Of course, KAMM—the infrequent-operating electronic rock outfit—would deliver a timely project, finely in accord for the space between two earbuds, the year dancefloors went cold and patrons of the arts took it to the streets, fighting for justice. Loosely organized in San Francisco and then solidified circa 2012 in Berlin, this four-man band is a composite of veteran DJ alchemy. Years of selecting, mixing, and producing the “big tunes that go boom” after midnight runs through this clique. But right now, posse-ing up collectively as band members proves to be another type of superpower. As one cohesive unit, Dave Aju a.k.a. Marc David Barrite, Alland Byallo, Kenneth Scott and Marc Smith a.k.a. Locksmith, they scrap the dancefloor turn-up.

Ice-breaking, self-deprecating jokes about their name [Kinetic Abyss of the Micro Micro, Kill All Mediocre Music or Kindly Ask My Mother] get created by the group. They may make jokes, but this band is not kidding around. Those arrangements feature Barrite, handling another cherry engineering job—he’s an in-demand entity around L.A.—on prominent lead vocals, Byallo curmudgeonly pushing out those trumpet notes, Scott on synth bass and Smith coloring with guitar sections, all top notch.

Cookie Policies, the second iteration of all KAAM on deck, wiggles about, jimmy rigging like a busted compass taking uncharted sonic adventures. Wide ranging, beaucoup with moves, they dial up free jazz frequencies, indie rock outlines met with bass foundations, and a squee bit of that electronic thump in the night. Released on Circus Company, the Parisian upstart imprint, these tracks, strut with gravitas. That heavier, aged, elder statesman tone, peacocks about, sprouting its grey whiskers with pride.

Kick Drunk Love, their first collaborative mini-album released in 2016 through Marcel Vogel’s Amsterdam-based Intimate Friends imprint, captured their first presentation; feeling out the space, working compositions with various BPMs and textures, united by a love of “the early to mid-’90s MoWax catalog.” Cookie Policies says eff that. Persistently shapeshifting, writing electronic lullabies like “Rachel, the Largest Bullfrog” over here, to other-sounding expansive fusion communiques. That tunnel density of “CCBPGC” or the aquatic imagery of “Schleem” only comes about, by way of adventurous spirit and hubris. It’s a large resounding project with vivid, smeared colors. They never back down, shifting from the familiar to WTF strange and unhinged. In the same dang song.

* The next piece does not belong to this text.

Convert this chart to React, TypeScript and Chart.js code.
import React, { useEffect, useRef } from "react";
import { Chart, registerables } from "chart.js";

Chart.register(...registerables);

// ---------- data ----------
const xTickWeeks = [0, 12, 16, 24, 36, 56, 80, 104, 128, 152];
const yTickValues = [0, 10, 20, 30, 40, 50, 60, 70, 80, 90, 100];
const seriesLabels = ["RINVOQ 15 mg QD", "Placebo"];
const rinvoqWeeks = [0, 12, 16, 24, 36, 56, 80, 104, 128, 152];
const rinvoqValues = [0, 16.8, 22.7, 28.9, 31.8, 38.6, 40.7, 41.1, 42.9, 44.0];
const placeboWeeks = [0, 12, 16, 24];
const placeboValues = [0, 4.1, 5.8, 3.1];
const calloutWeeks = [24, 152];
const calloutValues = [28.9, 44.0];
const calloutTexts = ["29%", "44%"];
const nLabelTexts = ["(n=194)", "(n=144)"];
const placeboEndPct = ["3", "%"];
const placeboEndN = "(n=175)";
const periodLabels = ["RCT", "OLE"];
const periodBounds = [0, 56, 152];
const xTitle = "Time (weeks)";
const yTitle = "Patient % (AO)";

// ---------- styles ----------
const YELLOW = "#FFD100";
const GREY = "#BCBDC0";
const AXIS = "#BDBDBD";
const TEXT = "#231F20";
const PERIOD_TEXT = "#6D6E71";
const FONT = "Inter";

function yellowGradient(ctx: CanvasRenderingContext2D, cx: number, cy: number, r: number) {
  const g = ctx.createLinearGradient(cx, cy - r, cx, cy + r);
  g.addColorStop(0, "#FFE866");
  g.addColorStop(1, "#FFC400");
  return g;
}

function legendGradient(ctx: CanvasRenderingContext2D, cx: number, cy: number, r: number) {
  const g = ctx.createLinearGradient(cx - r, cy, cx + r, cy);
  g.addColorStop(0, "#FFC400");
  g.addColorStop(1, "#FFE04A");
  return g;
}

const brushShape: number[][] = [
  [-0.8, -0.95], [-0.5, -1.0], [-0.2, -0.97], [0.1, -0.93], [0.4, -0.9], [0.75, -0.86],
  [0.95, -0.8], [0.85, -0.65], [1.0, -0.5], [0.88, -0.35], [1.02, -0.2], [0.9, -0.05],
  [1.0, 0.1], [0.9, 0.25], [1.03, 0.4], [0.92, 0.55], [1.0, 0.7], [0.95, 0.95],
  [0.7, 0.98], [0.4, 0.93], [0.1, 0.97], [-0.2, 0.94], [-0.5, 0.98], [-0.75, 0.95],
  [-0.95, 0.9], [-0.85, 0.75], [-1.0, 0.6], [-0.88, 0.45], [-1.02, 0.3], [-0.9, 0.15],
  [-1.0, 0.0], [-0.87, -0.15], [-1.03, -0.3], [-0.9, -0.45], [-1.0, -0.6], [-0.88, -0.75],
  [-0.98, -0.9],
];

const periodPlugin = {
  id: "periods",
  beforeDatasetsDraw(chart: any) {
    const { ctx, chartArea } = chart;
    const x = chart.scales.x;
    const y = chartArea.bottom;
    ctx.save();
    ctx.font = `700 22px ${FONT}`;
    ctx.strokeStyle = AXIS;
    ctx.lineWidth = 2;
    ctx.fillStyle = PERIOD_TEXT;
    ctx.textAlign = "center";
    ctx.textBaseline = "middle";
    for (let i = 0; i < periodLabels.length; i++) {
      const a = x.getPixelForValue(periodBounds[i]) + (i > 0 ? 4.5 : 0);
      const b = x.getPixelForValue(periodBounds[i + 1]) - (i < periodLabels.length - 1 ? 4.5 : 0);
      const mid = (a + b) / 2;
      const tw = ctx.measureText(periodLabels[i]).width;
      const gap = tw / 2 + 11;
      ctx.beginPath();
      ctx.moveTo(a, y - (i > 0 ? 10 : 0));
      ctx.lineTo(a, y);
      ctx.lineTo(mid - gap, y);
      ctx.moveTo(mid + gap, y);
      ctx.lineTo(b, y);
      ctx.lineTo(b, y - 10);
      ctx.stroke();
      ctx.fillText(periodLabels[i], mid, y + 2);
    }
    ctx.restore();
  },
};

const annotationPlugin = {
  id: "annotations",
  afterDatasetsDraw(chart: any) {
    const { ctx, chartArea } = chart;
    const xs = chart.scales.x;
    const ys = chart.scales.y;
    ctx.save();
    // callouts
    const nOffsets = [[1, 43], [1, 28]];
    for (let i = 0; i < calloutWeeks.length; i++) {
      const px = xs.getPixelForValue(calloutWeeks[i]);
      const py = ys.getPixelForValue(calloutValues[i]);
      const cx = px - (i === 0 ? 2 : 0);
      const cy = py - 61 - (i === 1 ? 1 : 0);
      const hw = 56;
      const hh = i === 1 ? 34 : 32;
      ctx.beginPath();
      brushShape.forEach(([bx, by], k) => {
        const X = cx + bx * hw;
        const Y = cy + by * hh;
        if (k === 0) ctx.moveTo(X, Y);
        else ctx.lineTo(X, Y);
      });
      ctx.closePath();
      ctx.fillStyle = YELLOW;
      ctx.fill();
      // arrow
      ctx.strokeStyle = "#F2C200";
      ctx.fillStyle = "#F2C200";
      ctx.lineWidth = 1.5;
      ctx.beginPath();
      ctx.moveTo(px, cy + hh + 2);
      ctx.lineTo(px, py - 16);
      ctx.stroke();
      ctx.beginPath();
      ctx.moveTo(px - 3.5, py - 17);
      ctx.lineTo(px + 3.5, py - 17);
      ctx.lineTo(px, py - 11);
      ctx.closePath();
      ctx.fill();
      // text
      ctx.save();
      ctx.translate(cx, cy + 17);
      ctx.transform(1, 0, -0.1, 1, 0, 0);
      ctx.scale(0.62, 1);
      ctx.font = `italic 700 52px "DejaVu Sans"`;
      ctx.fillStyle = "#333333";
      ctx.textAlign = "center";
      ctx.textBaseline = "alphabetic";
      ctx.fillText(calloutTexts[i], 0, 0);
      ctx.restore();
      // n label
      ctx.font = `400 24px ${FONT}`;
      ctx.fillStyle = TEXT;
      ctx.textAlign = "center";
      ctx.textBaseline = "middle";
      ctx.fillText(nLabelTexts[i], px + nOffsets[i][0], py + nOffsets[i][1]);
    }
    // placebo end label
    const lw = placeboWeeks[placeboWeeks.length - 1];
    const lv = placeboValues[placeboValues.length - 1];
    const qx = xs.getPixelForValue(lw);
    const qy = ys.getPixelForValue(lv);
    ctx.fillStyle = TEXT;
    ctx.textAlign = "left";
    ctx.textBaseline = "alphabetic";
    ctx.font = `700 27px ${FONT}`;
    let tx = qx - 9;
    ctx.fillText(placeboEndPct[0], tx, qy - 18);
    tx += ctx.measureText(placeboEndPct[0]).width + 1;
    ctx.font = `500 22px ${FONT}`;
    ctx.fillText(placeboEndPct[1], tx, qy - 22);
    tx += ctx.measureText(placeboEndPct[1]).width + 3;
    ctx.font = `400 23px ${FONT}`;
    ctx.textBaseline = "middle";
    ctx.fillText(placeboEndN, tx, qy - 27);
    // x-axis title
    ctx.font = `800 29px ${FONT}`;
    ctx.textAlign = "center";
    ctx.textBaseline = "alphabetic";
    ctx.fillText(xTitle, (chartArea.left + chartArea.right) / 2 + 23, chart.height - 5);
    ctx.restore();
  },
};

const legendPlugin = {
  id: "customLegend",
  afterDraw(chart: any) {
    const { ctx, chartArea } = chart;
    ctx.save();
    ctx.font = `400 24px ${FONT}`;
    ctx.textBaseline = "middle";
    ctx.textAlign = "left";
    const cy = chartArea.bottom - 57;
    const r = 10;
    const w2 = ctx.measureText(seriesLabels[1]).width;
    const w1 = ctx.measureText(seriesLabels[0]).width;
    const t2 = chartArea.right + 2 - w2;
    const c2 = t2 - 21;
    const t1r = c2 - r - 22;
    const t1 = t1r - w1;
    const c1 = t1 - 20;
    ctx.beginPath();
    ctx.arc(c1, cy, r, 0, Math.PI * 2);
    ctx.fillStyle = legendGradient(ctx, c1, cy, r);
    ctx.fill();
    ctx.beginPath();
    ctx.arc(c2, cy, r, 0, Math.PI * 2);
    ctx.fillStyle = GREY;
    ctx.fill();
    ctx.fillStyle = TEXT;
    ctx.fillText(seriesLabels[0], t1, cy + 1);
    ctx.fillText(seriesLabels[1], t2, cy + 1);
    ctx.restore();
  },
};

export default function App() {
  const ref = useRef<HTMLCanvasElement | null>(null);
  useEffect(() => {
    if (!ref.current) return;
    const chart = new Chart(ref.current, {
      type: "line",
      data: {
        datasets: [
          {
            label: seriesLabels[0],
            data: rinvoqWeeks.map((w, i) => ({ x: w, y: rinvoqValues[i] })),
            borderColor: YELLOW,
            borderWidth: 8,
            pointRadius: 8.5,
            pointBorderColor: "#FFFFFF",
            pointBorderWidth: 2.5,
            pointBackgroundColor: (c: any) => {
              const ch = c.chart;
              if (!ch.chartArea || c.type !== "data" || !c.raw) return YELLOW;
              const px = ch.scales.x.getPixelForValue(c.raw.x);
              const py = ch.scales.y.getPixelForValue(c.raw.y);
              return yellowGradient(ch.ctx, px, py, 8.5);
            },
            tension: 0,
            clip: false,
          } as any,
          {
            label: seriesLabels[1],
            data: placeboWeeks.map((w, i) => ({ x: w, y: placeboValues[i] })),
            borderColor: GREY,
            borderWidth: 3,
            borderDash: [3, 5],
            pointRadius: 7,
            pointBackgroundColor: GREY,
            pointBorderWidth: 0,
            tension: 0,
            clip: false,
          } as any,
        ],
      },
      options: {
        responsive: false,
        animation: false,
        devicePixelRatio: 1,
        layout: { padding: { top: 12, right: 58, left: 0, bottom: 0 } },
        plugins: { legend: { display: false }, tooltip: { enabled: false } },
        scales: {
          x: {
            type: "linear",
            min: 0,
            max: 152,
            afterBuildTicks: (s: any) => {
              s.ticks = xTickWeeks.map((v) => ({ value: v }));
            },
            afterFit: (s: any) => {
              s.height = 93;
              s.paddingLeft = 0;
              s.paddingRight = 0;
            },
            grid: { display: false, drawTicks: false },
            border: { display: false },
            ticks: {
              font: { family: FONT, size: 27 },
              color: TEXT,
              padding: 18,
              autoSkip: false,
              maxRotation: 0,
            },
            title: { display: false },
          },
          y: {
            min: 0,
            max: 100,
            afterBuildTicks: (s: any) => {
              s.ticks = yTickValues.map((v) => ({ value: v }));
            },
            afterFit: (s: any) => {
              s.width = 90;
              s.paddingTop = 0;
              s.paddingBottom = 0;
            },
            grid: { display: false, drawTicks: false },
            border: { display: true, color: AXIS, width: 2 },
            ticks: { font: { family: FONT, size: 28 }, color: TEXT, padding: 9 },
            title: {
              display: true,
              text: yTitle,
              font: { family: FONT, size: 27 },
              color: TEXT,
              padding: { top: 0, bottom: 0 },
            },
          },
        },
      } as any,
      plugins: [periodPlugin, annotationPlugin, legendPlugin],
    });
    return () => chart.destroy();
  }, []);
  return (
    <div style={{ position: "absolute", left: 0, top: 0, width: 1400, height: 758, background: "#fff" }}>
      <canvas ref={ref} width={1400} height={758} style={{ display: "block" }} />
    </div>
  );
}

“Buckle Down” the “did you learn your lesson” 21st Century sad-banger trip, guides vocalist Aju down old paths with revised thought patterns: “She called out your name/But you couldn’t hear/Too much noise out there/She called out your name.” It’s the emotional center of the record. Slippery contrition designed into a head-nod procedural. Exiting with rubbery slump. Byallo’s “till next time” phrasing on trumpet. Sorrow never got so much funk-face.

You can get lost on the closing “Soft Glow of Electric Sex” amid “Pink Floyd, Can, In A Silent Way-era Miles and Liquid Liquid” energy mentioned in their presser. I cheated on that 13 minutes of wonder. Fast-forwarding did happen. I had no idea how the boys were gonna stick the landing for what seemed like pulsating confusion. But with four minutes and change left, they bust up the cosmic laser 4/4 tempo, downshifting into a half-time pocket of evergreen comfort. Should have known better. Getting out of your comfort zone for a second leads to good things. Hey America, just maybe, somewhere, in there, a political metaphor exists. If not, welp, hearing this band reunite in 2020, for their second go-round at the project, somehow reflecting the uncanny times we currently mask-up in, kinda fits.